Gas exports were supposed to constitute a new solid foundation for the partnership, but the implementation of the deal signed with great fanfare in May 2014 has been delayed, and the second deal connecting the Yamal gas fields with Xinjiang has been indefinitely postponed. Gazprom, Russia’s gas monopoly, is struggling with falling prices and profits – and cannot produce a design that makes new pipelines to China cost-efficient. Beijing has found it opportune to instead put some money into the Yamal-LNG project, but Russia’s entry into the competitive LNG market is set to be very narrow, so the “strategic” value of this enterprise is more in rewarding several sleazy oligarchs, who have direct ties to the Kremlin but are the target of Western sanctions.

The Chinese leadership is monitoring very keenly the trajectory of Russian economic recession in an attempt to gauge the price of sacrificing the goals of modernisation for the sake of geopolitical ambitions, as Russia did with the annexation of Crimea in March 2014. Beijing’s own geopolitical ambitions are centred on the South China Sea, and it was rather disappointed in Moscow’s impeccably neutral response to the verdict issued by the Permanent Court of Arbitration in The Hague on the case presented by the Philippines.
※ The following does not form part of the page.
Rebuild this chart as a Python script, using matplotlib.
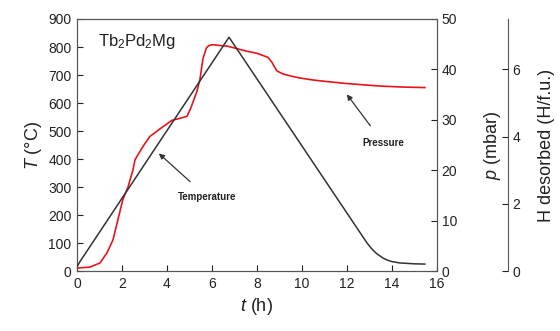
import matplotlib
matplotlib.use('Agg')
import matplotlib.pyplot as plt

plt.rcParams['font.family'] = ['Liberation Sans', 'DejaVu Sans']
plt.rcParams['mathtext.fontset'] = 'custom'
plt.rcParams['mathtext.rm'] = 'Liberation Sans'
plt.rcParams['mathtext.it'] = 'Liberation Sans:italic'

# temperature program (deg C) vs time (h)
temp_t = [0, 0.1, 6.76, 12.9, 13.1, 13.33, 13.6, 13.78, 14.0, 14.36, 15.0, 15.47]
temp_T = [15, 30, 835, 100, 80, 62, 47, 40, 34, 29, 26, 25]

# pressure (mbar) vs time (h)
pres_t = [0, 0.58, 1.02, 1.33, 1.6, 1.82, 2.04, 2.27, 2.49, 2.58, 2.93, 3.24,
          3.78, 4.22, 4.58, 4.89, 5.05, 5.33, 5.47, 5.6, 5.75, 5.85, 6.0, 6.7,
          7.56, 8.0, 8.49, 8.67, 8.89, 9.16, 9.5, 9.91, 10.5, 11.1, 12.0, 12.58,
          13.47, 14.5, 15.47]
pres_p = [0.6, 0.8, 1.6, 3.6, 6.2, 10.2, 14.2, 16.7, 20.1, 22.1, 24.7, 26.7,
          28.5, 29.9, 30.3, 30.7, 32.2, 35.6, 38.1, 42.1, 44.2, 44.7, 44.9, 44.6,
          43.6, 43.2, 42.4, 41.4, 39.7, 39.1, 38.7, 38.3, 37.9, 37.6, 37.2, 37.0,
          36.7, 36.5, 36.4]

x_ticks = [0, 2, 4, 6, 8, 10, 12, 14, 16]
T_ticks = [0, 100, 200, 300, 400, 500, 600, 700, 800, 900]
p_ticks = [0, 10, 20, 30, 40, 50]
H_ticks = [0, 2, 4, 6]

spine_col = '#555555'
text_col = '#222222'

fig = plt.figure(figsize=(5.6, 3.31), dpi=100)
ax = fig.add_axes([0.1375, 0.181, 0.6425, 0.7616])

ax.plot(temp_t, temp_T, color='#333333', lw=1.1, zorder=3)
ax.set_xlim(0, 16)
ax.set_ylim(0, 900)
ax.set_xticks(x_ticks)
ax.set_yticks(T_ticks)
ax.tick_params(direction='in', length=4, labelsize=10, colors=text_col,
               pad=4)
ax.set_xlabel(r'$t$ (h)', fontsize=13, color=text_col, labelpad=4)
ax.set_ylabel(r'$T$ (°C)', fontsize=13, color=text_col, labelpad=3)
for s in ax.spines.values():
    s.set_color(spine_col)

ax.text(2.67, 821, r'Tb$_2$Pd$_2$Mg', fontsize=12, color=text_col,
        ha='center', va='center')
ax.annotate('Temperature', xy=(3.64, 420), xytext=(5.78, 265),
            fontsize=7, fontweight='bold', color=text_col,
            ha='center', va='center',
            arrowprops=dict(arrowstyle='-|>', color='#333333', lw=0.9,
                            mutation_scale=8, shrinkA=8, shrinkB=0))
ax.annotate('Pressure', xy=(12.0, 631), xytext=(13.6, 459),
            fontsize=7, fontweight='bold', color=text_col,
            ha='center', va='center',
            arrowprops=dict(arrowstyle='-|>', color='#333333', lw=0.9,
                            mutation_scale=8, shrinkA=8, shrinkB=0))

axp = ax.twinx()
axp.plot(pres_t, pres_p, color='#e8141c', lw=1.2, zorder=2)
axp.set_ylim(0, 50)
axp.set_yticks(p_ticks)
axp.tick_params(direction='in', length=4, labelsize=10, colors=text_col)
axp.set_ylabel(r'$p$ (mbar)', fontsize=13, color=text_col, labelpad=18)
for s in axp.spines.values():
    s.set_color(spine_col)

axh = ax.twinx()
axh.spines['right'].set_position(('axes', 1.197))
for k in ['left', 'top', 'bottom']:
    axh.spines[k].set_visible(False)
axh.spines['right'].set_color(spine_col)
axh.set_ylim(0, 7.5)
axh.set_yticks(H_ticks)
axh.tick_params(direction='in', length=4, labelsize=10, colors=text_col)
axh.set_ylabel('H desorbed (H/f.u.)', fontsize=13, color=text_col, labelpad=13)

ax.set_zorder(axp.get_zorder() + 1)
ax.patch.set_visible(False)

fig.savefig('out.png', dpi=100)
Seeking to redress this disloyalty in its partnership with China, Russia has agreed to partake in joint naval exercises in the South China Sea in mid-September, but the combat capability of its Pacific Fleet is weakened by the collapse of the contract with France for delivery of two Mistral-class amphibious assault ships.
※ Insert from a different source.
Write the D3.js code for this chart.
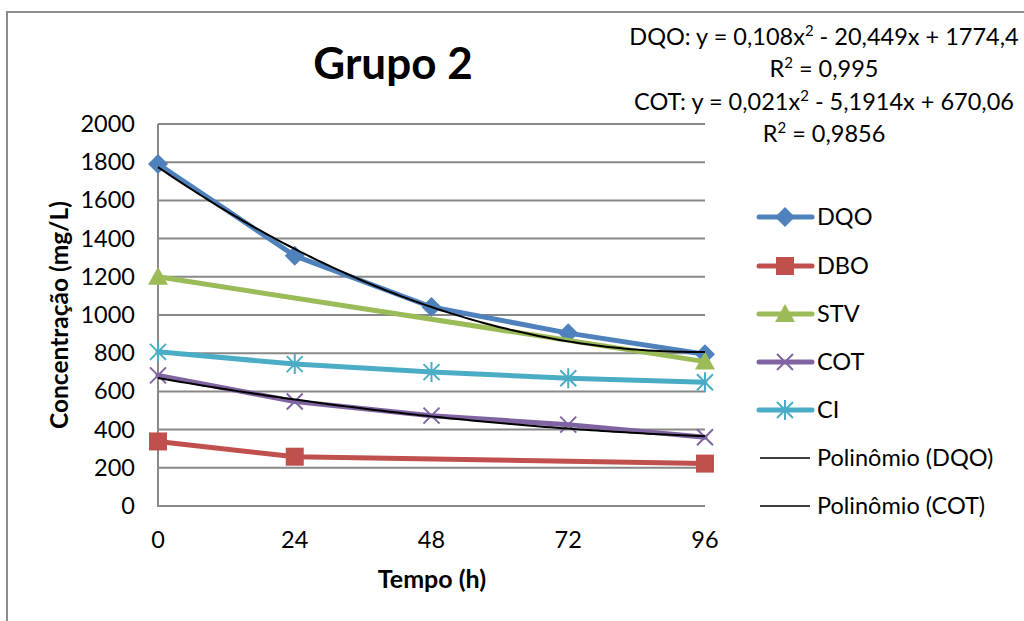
<!DOCTYPE html>
<html>
<head>
<meta charset="utf-8">
<script src="https://cdn.jsdelivr.net/npm/d3@7"></script>
<style>
  body { margin: 0; background: #fff; }
  text { font-family: Lato, "Open Sans", sans-serif; fill: #000; }
</style>
</head>
<body>
<div id="chart"></div>
<script>
// tempo (h) e concentrações (mg/L)
const hours = [0, 24, 48, 72, 96];
const dqo = [1790, 1310, 1042, 905, 795];
const dbo = [338, 258, null, null, 222];
const stv = [1200, null, null, null, 756];
const cot = [684, 547, 473, 426, 360];
const ci = [807, 743, 701, 669, 648];
const yTicks = [0, 200, 400, 600, 800, 1000, 1200, 1400, 1600, 1800, 2000];

// coeficientes das linhas de tendência (a x² + b x + c)
const dqoFit = [0.108, -20.449, 1774.4];
const cotFit = [0.021, -5.1914, 670.06];
const eqLines = [
  'DQO: y = 0,108x² - 20,449x + 1774,4',
  'R² = 0,995',
  'COT: y = 0,021x² - 5,1914x + 670,06',
  'R² = 0,9856'
];

const width = 1024, height = 621;
const fs = '23.5px';
const svg = d3.select('#chart').append('svg')
  .attr('width', width).attr('height', height);

// chart border
svg.append('path')
  .attr('d', 'M7,' + height + 'V12H' + width)
  .attr('fill', 'none').attr('stroke', '#8c8c8c').attr('stroke-width', 2);

const x = d3.scaleLinear().domain([0, 96]).range([158, 705]);
const y = d3.scaleLinear().domain([0, 2000]).range([506, 124]);

// gridlines
svg.append('g').selectAll('line').data(yTicks.slice(1)).enter().append('line')
  .attr('x1', x(0)).attr('x2', x(96))
  .attr('y1', d => y(d)).attr('y2', d => y(d))
  .attr('stroke', '#888').attr('stroke-width', 2);

// axes
svg.append('path')
  .attr('d', `M${x(0)},${y(2000)}V${y(0)}H${x(96)}`)
  .attr('fill', 'none').attr('stroke', '#888').attr('stroke-width', 2);

svg.append('g').selectAll('text').data(yTicks).enter().append('text')
  .attr('x', 135).attr('y', d => y(d) + 8)
  .attr('text-anchor', 'end').style('font-size', fs)
  .text(d => d);

svg.append('g').selectAll('text').data(hours).enter().append('text')
  .attr('x', d => x(d)).attr('y', 548)
  .attr('text-anchor', 'middle').style('font-size', fs)
  .text(d => d);

svg.append('text')
  .attr('x', 432).attr('y', 588)
  .attr('text-anchor', 'middle')
  .style('font-size', '25px').style('font-weight', 'bold')
  .text('Tempo (h)');

svg.append('text')
  .attr('transform', 'translate(68,315) rotate(-90)')
  .attr('text-anchor', 'middle')
  .style('font-size', '24.5px').style('font-weight', 'bold')
  .text('Concentração (mg/L)');

svg.append('text')
  .attr('x', 393).attr('y', 79)
  .attr('text-anchor', 'middle')
  .style('font-size', '44px').style('font-weight', 'bold')
  .text('Grupo 2');

// equações, com o expoente como sobrescrito
svg.append('g').selectAll('text').data(eqLines).enter().append('text')
  .attr('x', 824).attr('y', (d, i) => [45, 77, 110, 142][i])
  .attr('text-anchor', 'middle').style('font-size', fs)
  .each(function(d) {
    const t = d3.select(this);
    d.split('²').forEach((part, k) => {
      if (k > 0) {
        t.append('tspan').attr('dy', -9).style('font-size', '15px').text('2');
        t.append('tspan').attr('dy', 9).text(part);
      } else {
        t.append('tspan').text(part);
      }
    });
  });

// marcadores
const markers = {
  diamond: (g, c) => g.append('path').attr('d', 'M0,-10L10,0L0,10L-10,0Z').attr('fill', c),
  square: (g, c) => g.append('rect').attr('x', -9).attr('y', -9)
    .attr('width', 18).attr('height', 18).attr('fill', c),
  triangle: (g, c) => g.append('path').attr('d', 'M0,-10L10,8L-10,8Z').attr('fill', c),
  cross: (g, c) => g.append('path').attr('d', 'M-8,-8L8,8M-8,8L8,-8')
    .attr('stroke', c).attr('stroke-width', 2),
  star: (g, c) => g.append('path').attr('d', 'M-8,-8L8,8M-8,8L8,-8M0,-10V10')
    .attr('stroke', c).attr('stroke-width', 2)
};

const series = [
  { name: 'DQO', values: dqo, color: '#4f81bd', marker: 'diamond' },
  { name: 'DBO', values: dbo, color: '#c0504d', marker: 'square' },
  { name: 'STV', values: stv, color: '#9bbb59', marker: 'triangle' },
  { name: 'COT', values: cot, color: '#8064a2', marker: 'cross' },
  { name: 'CI', values: ci, color: '#4bacc6', marker: 'star' }
];

const line = d3.line().x(d => x(d[0])).y(d => y(d[1]));

series.forEach(s => {
  const pts = hours.map((h, i) => [h, s.values[i]]).filter(d => d[1] != null);
  const g = svg.append('g');
  g.append('path').datum(pts)
    .attr('d', line).attr('fill', 'none')
    .attr('stroke', s.color).attr('stroke-width', 5)
    .attr('stroke-linejoin', 'round').attr('stroke-linecap', 'round');
  pts.forEach(p => {
    const m = g.append('g').attr('transform', `translate(${x(p[0])},${y(p[1])})`);
    markers[s.marker](m, s.color);
  });
});

// linhas de tendência polinomiais
const poly = (c, t) => c[0] * t * t + c[1] * t + c[2];
[dqoFit, cotFit].forEach(c => {
  svg.append('path')
    .datum(d3.range(0, 96.5, 1).map(t => [t, poly(c, t)]))
    .attr('d', line).attr('fill', 'none')
    .attr('stroke', '#000').attr('stroke-width', 2);
});

// legenda
const legendY = [217, 266, 314, 362, 410, 458, 506];
const legend = svg.append('g');
series.forEach((s, i) => {
  const g = legend.append('g').attr('transform', `translate(0,${legendY[i]})`);
  g.append('line').attr('x1', 759).attr('x2', 812)
    .attr('stroke', s.color).attr('stroke-width', 5).attr('stroke-linecap', 'round');
  markers[s.marker](g.append('g').attr('transform', 'translate(785,0)'), s.color);
  g.append('text').attr('x', 817).attr('y', 8).style('font-size', fs).text(s.name);
});
['Polinômio (DQO)', 'Polinômio (COT)'].forEach((name, j) => {
  const g = legend.append('g').attr('transform', `translate(0,${legendY[5 + j]})`);
  g.append('line').attr('x1', 760).attr('x2', 810)
    .attr('stroke', '#000').attr('stroke-width', 1.5);
  g.append('text').attr('x', 817).attr('y', 8).style('font-size', fs).text(name);
});
</script>
</body>
</html>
Beijing has refused to send a high-level delegation to the Vladivostok forum and this has reminded Moscow of the need to diversify its ties to the Asia-Pacific, since its dependency on a partnership with China has become too obvious and one-sided. According to Russian media, the main hope is now pinned on the meeting between Putin and Japan’s Prime Minister Shinzo Abe, who comes to Vladivostok with promises to invest in the badly dilapidated infrastructure of the Far East. The deadlocked dispute about the South Kuril Islands, however, is set to remain a stumbling block and Putin has limited space for compromise on this matter, where “patriotic pride” remains a dominant driver.

Economic decline is a major disadvantage for Russia’s engagement with the Asia-Pacific, where growth is often seen as the main criterion for success, but there is also a pronounced shortage of political attention. Putin, for that matter, didn’t attend the ASEAN summit in Kuala Lumpur last November and is not going to go to the Vientiane summit later this month, sending Prime Minister Dmitri Medvedev instead.
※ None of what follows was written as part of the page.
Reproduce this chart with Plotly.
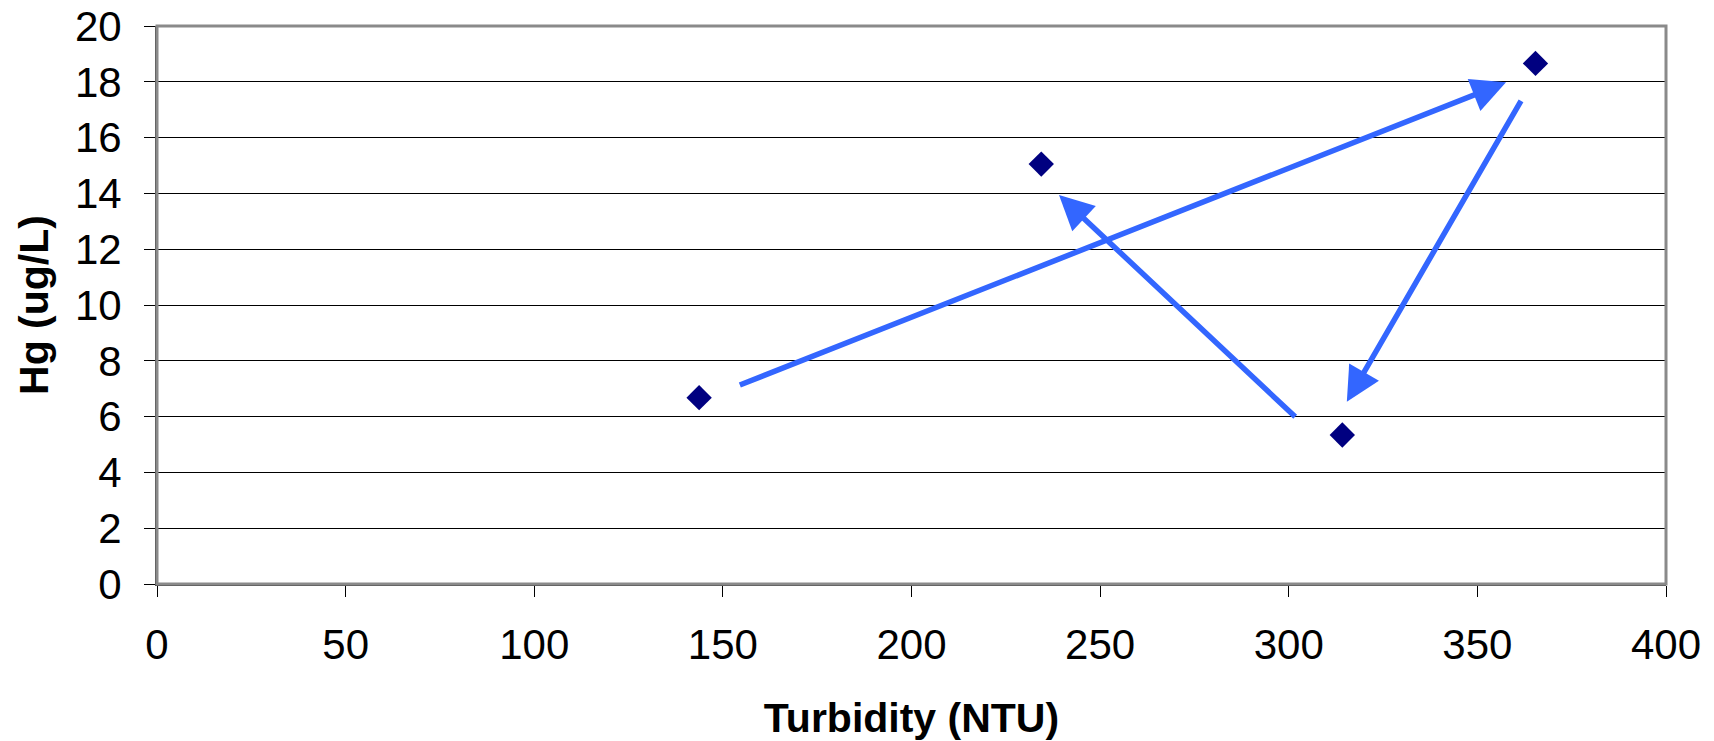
import plotly.graph_objects as go

# Data
turbidity = [143.7, 234.4, 365.4, 314.2]
mercury = [6.68, 15.05, 18.66, 5.34]

# Arrows (tail -> head) in data units
arrow_tail_x = [154.1, 361.8, 302.1]
arrow_tail_y = [7.11, 17.37, 5.94]
arrow_head_x = [357.6, 315.4, 239.1]
arrow_head_y = [17.98, 6.53, 13.94]

x_ticks = [0, 50, 100, 150, 200, 250, 300, 350, 400]
y_ticks = [0, 2, 4, 6, 8, 10, 12, 14, 16, 18, 20]

FONT = "Liberation Sans, Arial, sans-serif"

fig = go.Figure()
fig.add_trace(go.Scatter(
    x=turbidity, y=mercury, mode="markers",
    marker=dict(symbol="diamond", size=19.5, color="#000080", line=dict(width=0)),
    showlegend=False, hoverinfo="skip",
))

for tx, ty, hx, hy in zip(arrow_tail_x, arrow_tail_y, arrow_head_x, arrow_head_y):
    fig.add_annotation(
        x=hx, y=hy, ax=tx, ay=ty, xref="x", yref="y", axref="x", ayref="y",
        showarrow=True, arrowhead=2, arrowsize=1.25, arrowwidth=5.5,
        arrowcolor="#3366FF", text="", standoff=0, startstandoff=0,
    )

# plot-area border (gray frame)
fig.add_shape(type="rect", xref="paper", yref="paper", x0=0, y0=0, x1=1, y1=1,
              line=dict(color="#8a8a8a", width=3), layer="above")

fig.update_layout(
    width=1714, height=741,
    margin=dict(l=157, r=48, t=26, b=157),
    paper_bgcolor="white", plot_bgcolor="white",
    font=dict(family=FONT, color="black"),
    xaxis=dict(
        range=[0, 400], tickvals=x_ticks, ticktext=[str(v) for v in x_ticks],
        showgrid=False, zeroline=False, automargin=False,
        showline=True, linecolor="#404040", linewidth=2,
        ticks="outside", ticklen=11, tickwidth=1, tickcolor="black",
        tickfont=dict(size=42, family=FONT, color="black"),
        ticklabelstandoff=12,
        title=dict(text="<b>Turbidity (NTU)</b>", font=dict(size=41, family=FONT, color="black"),
                   standoff=36),
    ),
    yaxis=dict(
        range=[0, 20], tickvals=y_ticks, ticktext=[str(v) for v in y_ticks],
        showgrid=True, gridcolor="black", gridwidth=1,
        zeroline=False, automargin=False,
        showline=True, linecolor="#404040", linewidth=2,
        ticks="outside", ticklen=11, tickwidth=1, tickcolor="black",
        tickfont=dict(size=42, family=FONT, color="black"),
        ticklabelstandoff=14,
        title=dict(text="<b>Hg (ug/L)</b>", font=dict(size=41, family=FONT, color="black"),
                   standoff=14),
    ),
)

fig.write_html("out.html")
This lack of interest is caused by a generally poor understanding of the political dynamics in the region, and even of policy-making in China, in the Kremlin, which remains predominantly Euro-centric in its plottings and prejudices. Paradoxically, the confrontation with the West caused by the Ukraine crisis has only sharpened this preoccupation because the Russian leadership has to focus its attention on countering perceived threats on its own doorstep – and on ensuring that the fortunes evacuated to “safe havens” in Switzerland and London are as secure as they could be against money laundering investigations.

Russia’s ambitions to claim a major role in the Asian concert may be genuine, but declarations about setting political priorities accordingly remain shallow, and the capacity for delivering on such high promises is non-existent.